В нескольких отношениях аргумент Бэнфилда требует поправки и доработки. Наиболее важное возражение заключается в том, что разобщающий индивидуализм Монтеграно характерен не для всей Италии, а скорее лишь для южных ее районов. Бэнфилд и сам отмечал разительный контраст, существующий между северной и южной Италией. Север, с его гораздо более развитой сетью социальных организаций «среднего звена» и устоявшимися гражданскими традициями, напоминает Центральную Европу в большей степени, чем Mezzogiorno (буквально: «полуденный» — территория южнее Рима). Последние пятнадцать лет наблюдатели говорят уже не о двух, а о трех Италиях. Это бедный юг, в который входят также Сицилия и Сардиния; промышленный треугольник с вершинами в Милане, Генуе и Турине на севере; и, наконец, то, что принято называть Terza Italia, или «Третья Италия», расположенная между этими двумя и включающая центральные регионы Эмилия-Романья, Тоскана, Умбрия и Марке, а также, к северо-востоку, Венецию, Фриули и Трентино. Третья Италия обладает некоторыми уникальными в своем роде характеристиками, отличающими ее от двух традиционных Италий.

Роберт Патнэм расширил результаты, полученные Бэнфилдом, «замеряя» по всей территории страны то, что он сам назвал «гражданской общностью» — термин, обозначающий склонность людей к формированию внеродственных организаций, а иными словами спонтанную социализированность. Патнэм обнаружил чудовищный дефицит гражданской общности в южной Италии, проявляющийся в малочисленности объединений групп всякого типа: литературных ассоциаций, спортивных и охотничьих клубов, печатных изданий, музыкальных коллективов, профсоюзов и т. п.(5)* Итальянцы на юге гораздо меньше, чем в других районах, читают газеты, состоят членами тех или иных союзов, голосуют или как-либо еще участвуют в политической жизни своих сообществ(6)*. Более того, жители юга обнаруживают гораздо меньший уровень социального доверия и уверенности в законопослушном поведении своих сограждан(7)*. По мнению Патнэма, итальянский католицизм обнаруживает обратную зависимость от гражданского сознания: если его проанализировать при помощи таких показателей, как посещаемость богослужений, количество церковных свадеб, отрацательное отношение к разводу и т. п., с продвижением на юг он все более усиливает свои позиции, в то время как гражданское самосознание слабеет(8)*.

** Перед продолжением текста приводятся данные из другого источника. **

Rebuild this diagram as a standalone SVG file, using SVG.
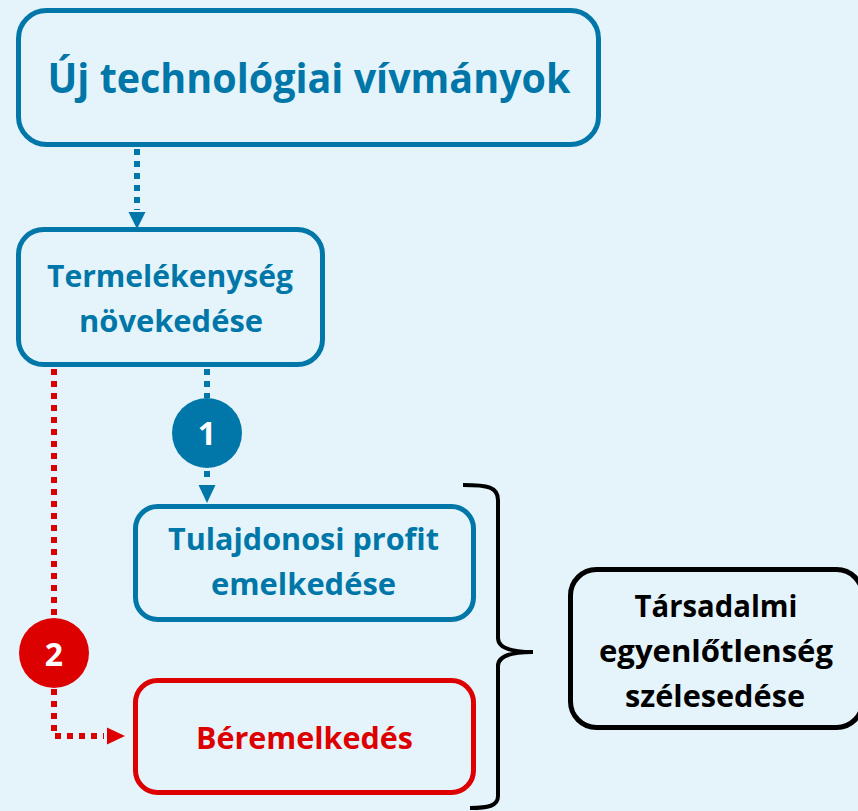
<svg xmlns="http://www.w3.org/2000/svg" width="858" height="811" viewBox="0 0 858 811">
<style>
.bg{fill:#E5F4FA}
.box{fill:none;stroke-width:5}
.blue{stroke:#0077A8}
.red{stroke:#DD0000}
.black{stroke:#000}
.t{font-family:"Open Sans","Liberation Sans",sans-serif;font-weight:bold;text-anchor:middle}
.tb{fill:#0077A8}
.tr{fill:#DD0000}
.tk{fill:#000}
.tw{fill:#fff}
.dot{fill:none;stroke-width:6;stroke-dasharray:6 6}
</style>
<rect class="bg" x="0" y="0" width="858" height="811"/>
<g id="connectors">
  <line class="dot blue" x1="137" y1="149" x2="137" y2="210"/>
  <polygon points="128.5,212 145.5,212 137,229" fill="#0077A8"/>
  <line class="dot blue" x1="207" y1="369" x2="207" y2="398"/>
  <line class="dot blue" x1="207" y1="471" x2="207" y2="482"/>
  <polygon points="198.5,485 215.5,485 207,503" fill="#0077A8"/>
  <line class="dot red" x1="54" y1="369" x2="54" y2="618"/>
  <polyline class="dot red" points="54,689 54,736 104,736"/>
  <polygon points="107,727.5 107,744.5 125,736" fill="#DD0000"/>
  <path d="M463,485 C488,485 498,487 498,500 L498,638 C498,648 510,652 533,652 C510,652 498,656 498,666 L498,796 C498,806 488,808 470,808" fill="none" stroke="#000" stroke-width="4"/>
</g>
<g id="node-uj">
  <rect class="box blue" x="18.5" y="10.5" width="580" height="134" rx="28"/>
  <text class="t tb" x="309" y="93" font-size="42" textLength="523" lengthAdjust="spacingAndGlyphs">Új technológiai vívmányok</text>
</g>
<g id="node-termelekenyseg">
  <rect class="box blue" x="18.5" y="229.5" width="304" height="135" rx="25"/>
  <text class="t tb" x="170" y="287" font-size="31" textLength="246" lengthAdjust="spacingAndGlyphs">Termelékenység</text>
  <text class="t tb" x="171" y="332" font-size="31" textLength="184" lengthAdjust="spacingAndGlyphs">növekedése</text>
</g>
<g id="badge-1">
  <circle cx="207" cy="433" r="35" fill="#0077A8"/>
  <text class="t tw" x="207" y="445" font-size="32">1</text>
</g>
<g id="node-profit">
  <rect class="box blue" x="135.5" y="506.5" width="338" height="113" rx="22"/>
  <text class="t tb" x="303.5" y="550" font-size="31" textLength="271" lengthAdjust="spacingAndGlyphs">Tulajdonosi profit</text>
  <text class="t tb" x="303.5" y="595" font-size="31" textLength="185" lengthAdjust="spacingAndGlyphs">emelkedése</text>
</g>
<g id="badge-2">
  <circle cx="54" cy="653" r="35" fill="#DD0000"/>
  <text class="t tw" x="54" y="666" font-size="32">2</text>
</g>
<g id="node-beremelkedes">
  <rect class="box red" x="135.5" y="680.5" width="338" height="112" rx="22"/>
  <text class="t tr" x="304.5" y="749" font-size="31" textLength="217" lengthAdjust="spacingAndGlyphs">Béremelkedés</text>
</g>
<g id="node-tarsadalmi">
  <rect class="box black" x="570.5" y="569.5" width="292" height="158" rx="26"/>
  <text class="t tk" x="716" y="617" font-size="31" textLength="163" lengthAdjust="spacingAndGlyphs">Társadalmi</text>
  <text class="t tk" x="716" y="662" font-size="31" textLength="234" lengthAdjust="spacingAndGlyphs">egyenlőtlenség</text>
  <text class="t tk" x="715" y="707" font-size="31" textLength="180" lengthAdjust="spacingAndGlyphs">szélesedése</text>
</g>
</svg>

Патнэм обнаружил, что аморальный фамилизм, о котором говорил Бэнфилд, по-прежнему процветает на юге страны, хотя послевоенный экономический рост Италии несколько ослабил ту конкуренцию, что всегда характерна для части общества, пребывающей на грани нищеты. Тем не менее, по его словам, разобщенность и недоверие, которые существуют между семьями на юге, уходят в глубь поколений и сохраняются вплоть до настоящего времени. В одном из отчетов за 1863 год отмечается, что в Калабрии не существовало «ни ассоциаций, ни организованной взаимопомощи — раздробленность повсюду. Общество держится лишь естественными гражданскими и религиозными связями; экономические же связи отсутствуют, отсутствует солидарность между семьями и между отдельными людьми, а равно и между ними, с одной стороны, и правительством — с другой»(9)*. Итальянский историк начала века отмечал, что «представители крестьянского сословия в большей степени вели внутреннюю войну между собой, нежели с представителями прочих классов сельского общества. <...> Торжество подобных отношений может быть осмыслено только в контексте общества, в котором господствует недоверие»(10)*. Данные характеристики практически не отличаются от тех, которые были отмечены нами в жизни китайских крестьян.

В южной Италии мы замечаем еще один феномен, имеющий свои аналоги в других раздробленных обществах с относительно неразвитыми социальными организациями среднего звена: наиболее мощными объединениями здесь являются «преступные сообщества», существование которых идет вразрез с общепринятыми этическими законами(11)*. В случае Италии это такие знаменитые криминальные синдикаты, как мафия, ндрангета или каморра. Подобно китайским тонгам, итальянская банда организована наподобие семьи, но не являются буквально семьей. В обществе, где доверие вне пределов семьи слабо, клятва на крови, даваемая членами коза ностры, служит неким суррогатом родства, что позволяет преступникам доверять друг другу в ситуациях, когда высока вероятность предательства(12)*. Хорошо организованные преступные группировки характерны и для других обществ с низким уровнем доверия и неразвитыми промежуточными институтами, таких, например, как посткоммунистическая Россия и население центральных районов американских городов. Естественно, что и коррупция политических и бизнес-элит получила большее развитие на юге, нежели на севере.

И напротив, в Италии это относится к тем областям, где уровень социального капитала наиболее высок, т. е. на севере (Пьемонт, Ломбардия и Трентино), а также в Terza Italia — в Тоскане и Эмилии-Романье(13)*.